Lack of coordinated political action is also hampering the fight against the Maoists, said analysts. During a recent meeting of chief ministers of four eastern states – West Bengal, Bihar, Jharkhand and Orissa – convened by home minister Chidambaram in Kolkata, only two were present.

While the Maoist movement began in the late 1960s in a northern town of West Bengal state called Naxalbari (they have been called Naxals since then after the town) and then subsided in the 1970s, the dreaded gangs of rebels known as Maoists now function under an outfit called Communist Party of India (Maoist).

CPI (Maoist) was formed following the merger of the Maoist Communist Centre of India and the Communist Party of India (Marxist-Leninist) People’s War (also known as the People’s War Group) in September 2004, inheriting the ‘annihilation of class enemies’ ideology and use of extreme violence as a means to secure organizational goals.

The Maoists have sympathisers in the big cities of India. According to Kabir Sumon, an intellectual, singer and songwriter and now a member of Parliament, military offensive is not going to stop the violence.

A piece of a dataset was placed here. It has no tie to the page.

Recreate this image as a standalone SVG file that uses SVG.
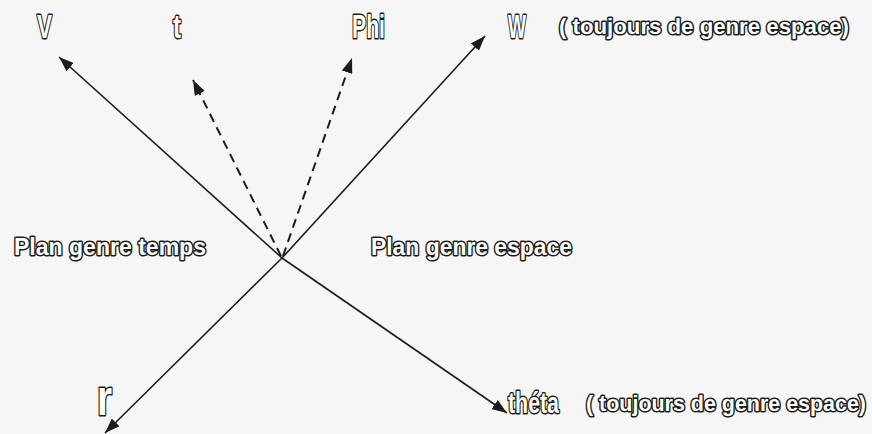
<svg xmlns="http://www.w3.org/2000/svg" width="872" height="434" viewBox="0 0 872 434">
  <style>
    .lbl { font-family: "Liberation Sans", Arial, sans-serif; font-weight: bold; fill: #ffffff; stroke: #1c1c1c; stroke-width: 3; stroke-linejoin: round; paint-order: stroke fill; }
    .axis { stroke: #1c1c1c; stroke-width: 1.6; fill: none; }
    .dash { stroke-dasharray: 9 6; stroke-width: 2; }
  </style>
  <defs>
    <marker id="ah" viewBox="0 0 15 11" refX="15" refY="5.5" markerWidth="15" markerHeight="11" markerUnits="userSpaceOnUse" orient="auto">
      <path d="M0,0 L15,5.5 L0,11 Z" fill="#1c1c1c"/>
    </marker>
  </defs>
  <rect width="872" height="434" fill="#f6f6f6"/>
  <g id="connectors">
    <line class="axis" x1="282" y1="258" x2="59" y2="57" marker-end="url(#ah)"/>
    <line class="axis" x1="282" y1="258" x2="485" y2="36" marker-end="url(#ah)"/>
    <line class="axis" x1="282" y1="258" x2="105" y2="433" marker-end="url(#ah)"/>
    <line class="axis" x1="282" y1="258" x2="507" y2="413" marker-end="url(#ah)"/>
    <line class="axis dash" x1="281" y1="256" x2="193" y2="80" marker-end="url(#ah)"/>
    <line class="axis dash" x1="283" y1="256" x2="352" y2="58" marker-end="url(#ah)"/>
  </g>
  <g id="node-V"><text class="lbl" x="37" y="38" font-size="34" textLength="15" lengthAdjust="spacingAndGlyphs">V</text></g>
  <g id="node-t"><text class="lbl" x="173" y="38" font-size="34" textLength="8" lengthAdjust="spacingAndGlyphs">t</text></g>
  <g id="node-Phi"><text class="lbl" x="352" y="38" font-size="34" textLength="33" lengthAdjust="spacingAndGlyphs">Phi</text></g>
  <g id="node-W"><text class="lbl" x="508" y="38" font-size="34" textLength="18" lengthAdjust="spacingAndGlyphs">W</text></g>
  <g id="note-W"><text class="lbl" x="559" y="34" font-size="22" textLength="290" lengthAdjust="spacingAndGlyphs">( toujours de genre espace)</text></g>
  <g id="plan-temps"><text class="lbl" x="14" y="255" font-size="24" textLength="192" lengthAdjust="spacingAndGlyphs">Plan genre temps</text></g>
  <g id="plan-espace"><text class="lbl" x="371" y="255" font-size="24" textLength="201" lengthAdjust="spacingAndGlyphs">Plan genre espace</text></g>
  <g id="node-r"><text class="lbl" x="97" y="415" font-size="50" textLength="15" lengthAdjust="spacingAndGlyphs">r</text></g>
  <g id="node-theta"><text class="lbl" x="508" y="413" font-size="29" textLength="51" lengthAdjust="spacingAndGlyphs">théta</text></g>
  <g id="note-theta"><text class="lbl" x="586" y="411" font-size="22" textLength="280" lengthAdjust="spacingAndGlyphs">( toujours de genre espace)</text></g>
</svg>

Maintaining that the villagers live in grinding poverty and plight, he said the Indian government, which is shored up by his Trinamool Congress party, should stop the offensive to bring the rebels to the table for talks.

“I would request the Prime Minister, the Home Minister, and my party chief to stop the offensive,” said Sumon.

But the government remained firm in its stand on the operation against the rebels. “We can talk only after they shun violence,” said Chidambaram. “I would like to hear the voices of condemnation of those who have erroneously extended intellectual and material support to the CPI (Maoist).”

“It is only if the whole country rejects the preposterous theses of the CPI (Maoist) and condemns the so-called ‘armed liberation struggle’ that we can put an end to the menace of ‘naxalism’ [India’s extremist communist movement] and bring development and progress to the people in the conflict zones.”